---------- RECORDED INFORMATION

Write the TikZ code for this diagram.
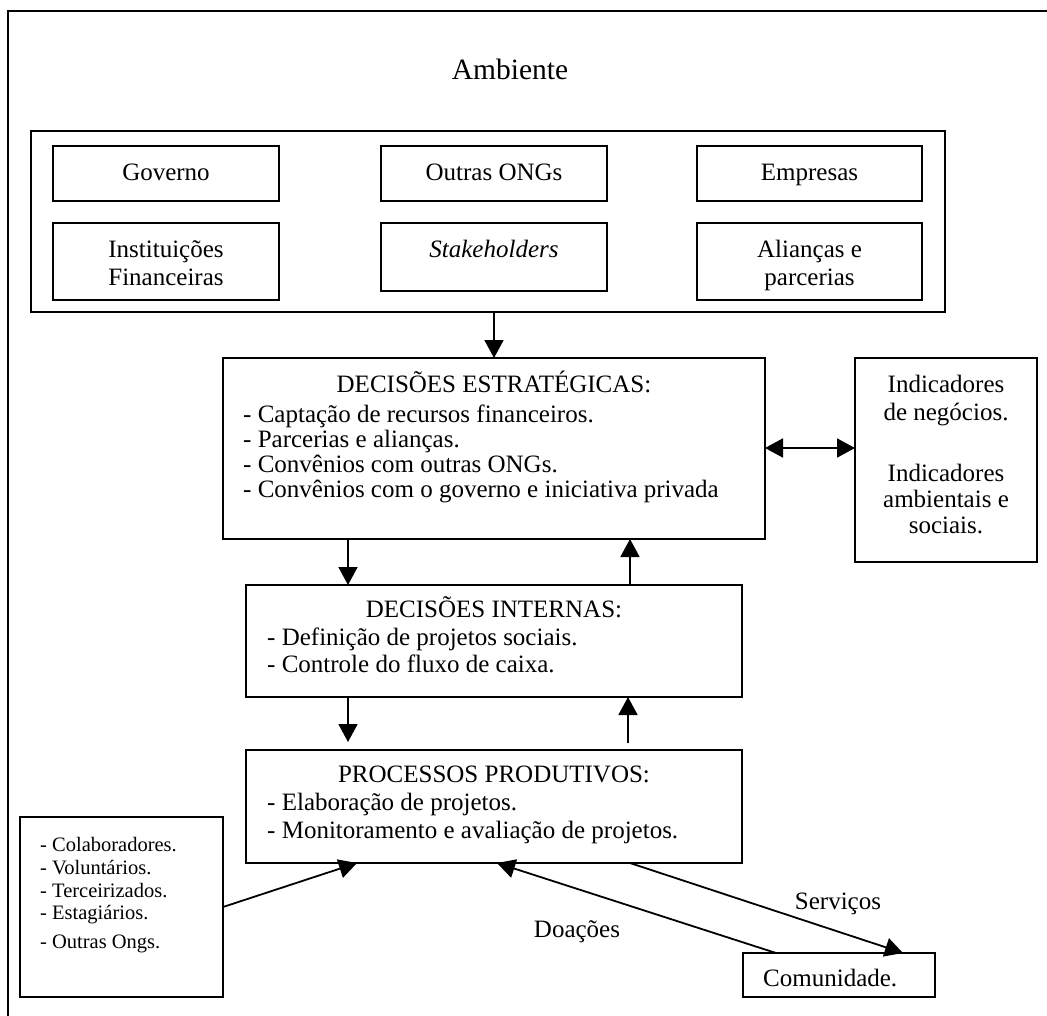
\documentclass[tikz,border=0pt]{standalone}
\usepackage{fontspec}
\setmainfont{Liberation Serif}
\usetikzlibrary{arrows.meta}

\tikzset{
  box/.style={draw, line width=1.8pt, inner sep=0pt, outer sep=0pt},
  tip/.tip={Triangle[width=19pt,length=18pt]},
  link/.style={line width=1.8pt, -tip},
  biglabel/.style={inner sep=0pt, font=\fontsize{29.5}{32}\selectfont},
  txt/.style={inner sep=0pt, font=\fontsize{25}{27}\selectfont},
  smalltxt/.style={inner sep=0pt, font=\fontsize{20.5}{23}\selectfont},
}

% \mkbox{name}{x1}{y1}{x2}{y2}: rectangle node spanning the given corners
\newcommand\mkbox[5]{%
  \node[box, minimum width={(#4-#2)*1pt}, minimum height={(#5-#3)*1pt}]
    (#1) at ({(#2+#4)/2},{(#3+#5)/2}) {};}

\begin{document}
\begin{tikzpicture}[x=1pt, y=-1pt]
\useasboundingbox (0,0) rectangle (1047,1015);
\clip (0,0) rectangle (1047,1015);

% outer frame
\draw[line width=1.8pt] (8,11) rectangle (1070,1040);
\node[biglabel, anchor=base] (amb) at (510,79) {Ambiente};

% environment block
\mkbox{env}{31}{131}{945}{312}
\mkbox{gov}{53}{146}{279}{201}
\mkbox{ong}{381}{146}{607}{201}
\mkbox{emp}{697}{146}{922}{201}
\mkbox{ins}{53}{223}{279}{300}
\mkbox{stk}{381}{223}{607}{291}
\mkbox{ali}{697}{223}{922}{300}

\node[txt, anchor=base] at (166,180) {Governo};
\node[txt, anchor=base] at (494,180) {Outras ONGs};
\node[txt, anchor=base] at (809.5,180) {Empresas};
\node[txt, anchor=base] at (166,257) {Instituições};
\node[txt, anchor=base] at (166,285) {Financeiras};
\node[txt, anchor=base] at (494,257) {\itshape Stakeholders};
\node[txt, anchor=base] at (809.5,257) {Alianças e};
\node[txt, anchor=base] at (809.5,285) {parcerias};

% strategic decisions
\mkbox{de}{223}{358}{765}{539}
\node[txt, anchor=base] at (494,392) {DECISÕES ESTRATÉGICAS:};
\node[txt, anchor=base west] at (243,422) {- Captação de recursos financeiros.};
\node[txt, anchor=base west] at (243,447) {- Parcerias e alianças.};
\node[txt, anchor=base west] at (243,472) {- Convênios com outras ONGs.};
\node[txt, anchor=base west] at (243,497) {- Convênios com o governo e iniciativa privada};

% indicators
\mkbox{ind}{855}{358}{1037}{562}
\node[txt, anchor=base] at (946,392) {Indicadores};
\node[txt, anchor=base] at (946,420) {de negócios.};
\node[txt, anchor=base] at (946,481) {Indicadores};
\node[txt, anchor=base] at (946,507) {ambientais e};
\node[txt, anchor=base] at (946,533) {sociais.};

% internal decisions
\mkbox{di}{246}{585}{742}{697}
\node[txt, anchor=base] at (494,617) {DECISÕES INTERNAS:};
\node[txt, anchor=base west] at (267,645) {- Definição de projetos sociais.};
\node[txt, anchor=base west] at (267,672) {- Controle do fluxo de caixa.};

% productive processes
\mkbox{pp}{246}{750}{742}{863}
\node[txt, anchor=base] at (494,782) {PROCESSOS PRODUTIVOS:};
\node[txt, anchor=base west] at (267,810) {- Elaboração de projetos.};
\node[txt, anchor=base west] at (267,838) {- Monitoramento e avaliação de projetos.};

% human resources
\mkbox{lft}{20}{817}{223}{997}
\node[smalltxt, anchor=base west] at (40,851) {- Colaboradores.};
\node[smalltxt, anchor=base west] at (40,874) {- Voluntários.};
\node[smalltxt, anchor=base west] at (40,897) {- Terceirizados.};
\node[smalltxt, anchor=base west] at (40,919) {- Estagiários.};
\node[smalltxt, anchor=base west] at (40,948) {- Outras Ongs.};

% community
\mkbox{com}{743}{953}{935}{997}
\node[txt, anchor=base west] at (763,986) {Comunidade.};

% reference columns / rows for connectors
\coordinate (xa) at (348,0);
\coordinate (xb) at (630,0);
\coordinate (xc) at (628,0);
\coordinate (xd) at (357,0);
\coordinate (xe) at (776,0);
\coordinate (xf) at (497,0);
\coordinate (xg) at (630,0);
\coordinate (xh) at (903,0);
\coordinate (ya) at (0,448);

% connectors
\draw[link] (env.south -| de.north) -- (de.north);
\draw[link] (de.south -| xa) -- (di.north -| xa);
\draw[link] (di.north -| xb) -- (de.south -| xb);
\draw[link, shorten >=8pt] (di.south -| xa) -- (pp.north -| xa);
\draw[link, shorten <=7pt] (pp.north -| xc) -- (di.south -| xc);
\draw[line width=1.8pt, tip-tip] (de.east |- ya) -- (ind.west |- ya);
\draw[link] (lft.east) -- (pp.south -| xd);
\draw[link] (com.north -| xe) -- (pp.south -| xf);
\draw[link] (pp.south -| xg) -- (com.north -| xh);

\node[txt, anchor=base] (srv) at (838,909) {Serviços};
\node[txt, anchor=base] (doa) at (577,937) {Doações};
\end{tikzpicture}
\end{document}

--------------------

*TO BE DONE:*
Take the listing above and print it exactly, apart from the pictures.

*TASK RESPONSE:*
Write the TikZ code for this diagram.
\documentclass[tikz,border=0pt]{standalone}
\usepackage{fontspec}
\setmainfont{Liberation Serif}
\usetikzlibrary{arrows.meta}

\tikzset{
  box/.style={draw, line width=1.8pt, inner sep=0pt, outer sep=0pt},
  tip/.tip={Triangle[width=19pt,length=18pt]},
  link/.style={line width=1.8pt, -tip},
  biglabel/.style={inner sep=0pt, font=\fontsize{29.5}{32}\selectfont},
  txt/.style={inner sep=0pt, font=\fontsize{25}{27}\selectfont},
  smalltxt/.style={inner sep=0pt, font=\fontsize{20.5}{23}\selectfont},
}

% \mkbox{name}{x1}{y1}{x2}{y2}: rectangle node spanning the given corners
\newcommand\mkbox[5]{%
  \node[box, minimum width={(#4-#2)*1pt}, minimum height={(#5-#3)*1pt}]
    (#1) at ({(#2+#4)/2},{(#3+#5)/2}) {};}

\begin{document}
\begin{tikzpicture}[x=1pt, y=-1pt]
\useasboundingbox (0,0) rectangle (1047,1015);
\clip (0,0) rectangle (1047,1015);

% outer frame
\draw[line width=1.8pt] (8,11) rectangle (1070,1040);
\node[biglabel, anchor=base] (amb) at (510,79) {Ambiente};

% environment block
\mkbox{env}{31}{131}{945}{312}
\mkbox{gov}{53}{146}{279}{201}
\mkbox{ong}{381}{146}{607}{201}
\mkbox{emp}{697}{146}{922}{201}
\mkbox{ins}{53}{223}{279}{300}
\mkbox{stk}{381}{223}{607}{291}
\mkbox{ali}{697}{223}{922}{300}

\node[txt, anchor=base] at (166,180) {Governo};
\node[txt, anchor=base] at (494,180) {Outras ONGs};
\node[txt, anchor=base] at (809.5,180) {Empresas};
\node[txt, anchor=base] at (166,257) {Instituições};
\node[txt, anchor=base] at (166,285) {Financeiras};
\node[txt, anchor=base] at (494,257) {\itshape Stakeholders};
\node[txt, anchor=base] at (809.5,257) {Alianças e};
\node[txt, anchor=base] at (809.5,285) {parcerias};

% strategic decisions
\mkbox{de}{223}{358}{765}{539}
\node[txt, anchor=base] at (494,392) {DECISÕES ESTRATÉGICAS:};
\node[txt, anchor=base west] at (243,422) {- Captação de recursos financeiros.};
\node[txt, anchor=base west] at (243,447) {- Parcerias e alianças.};
\node[txt, anchor=base west] at (243,472) {- Convênios com outras ONGs.};
\node[txt, anchor=base west] at (243,497) {- Convênios com o governo e iniciativa privada};

% indicators
\mkbox{ind}{855}{358}{1037}{562}
\node[txt, anchor=base] at (946,392) {Indicadores};
\node[txt, anchor=base] at (946,420) {de negócios.};
\node[txt, anchor=base] at (946,481) {Indicadores};
\node[txt, anchor=base] at (946,507) {ambientais e};
\node[txt, anchor=base] at (946,533) {sociais.};

% internal decisions
\mkbox{di}{246}{585}{742}{697}
\node[txt, anchor=base] at (494,617) {DECISÕES INTERNAS:};
\node[txt, anchor=base west] at (267,645) {- Definição de projetos sociais.};
\node[txt, anchor=base west] at (267,672) {- Controle do fluxo de caixa.};

% productive processes
\mkbox{pp}{246}{750}{742}{863}
\node[txt, anchor=base] at (494,782) {PROCESSOS PRODUTIVOS:};
\node[txt, anchor=base west] at (267,810) {- Elaboração de projetos.};
\node[txt, anchor=base west] at (267,838) {- Monitoramento e avaliação de projetos.};

% human resources
\mkbox{lft}{20}{817}{223}{997}
\node[smalltxt, anchor=base west] at (40,851) {- Colaboradores.};
\node[smalltxt, anchor=base west] at (40,874) {- Voluntários.};
\node[smalltxt, anchor=base west] at (40,897) {- Terceirizados.};
\node[smalltxt, anchor=base west] at (40,919) {- Estagiários.};
\node[smalltxt, anchor=base west] at (40,948) {- Outras Ongs.};

% community
\mkbox{com}{743}{953}{935}{997}
\node[txt, anchor=base west] at (763,986) {Comunidade.};

% reference columns / rows for connectors
\coordinate (xa) at (348,0);
\coordinate (xb) at (630,0);
\coordinate (xc) at (628,0);
\coordinate (xd) at (357,0);
\coordinate (xe) at (776,0);
\coordinate (xf) at (497,0);
\coordinate (xg) at (630,0);
\coordinate (xh) at (903,0);
\coordinate (ya) at (0,448);

% connectors
\draw[link] (env.south -| de.north) -- (de.north);
\draw[link] (de.south -| xa) -- (di.north -| xa);
\draw[link] (di.north -| xb) -- (de.south -| xb);
\draw[link, shorten >=8pt] (di.south -| xa) -- (pp.north -| xa);
\draw[link, shorten <=7pt] (pp.north -| xc) -- (di.south -| xc);
\draw[line width=1.8pt, tip-tip] (de.east |- ya) -- (ind.west |- ya);
\draw[link] (lft.east) -- (pp.south -| xd);
\draw[link] (com.north -| xe) -- (pp.south -| xf);
\draw[link] (pp.south -| xg) -- (com.north -| xh);

\node[txt, anchor=base] (srv) at (838,909) {Serviços};
\node[txt, anchor=base] (doa) at (577,937) {Doações};
\end{tikzpicture}
\end{document}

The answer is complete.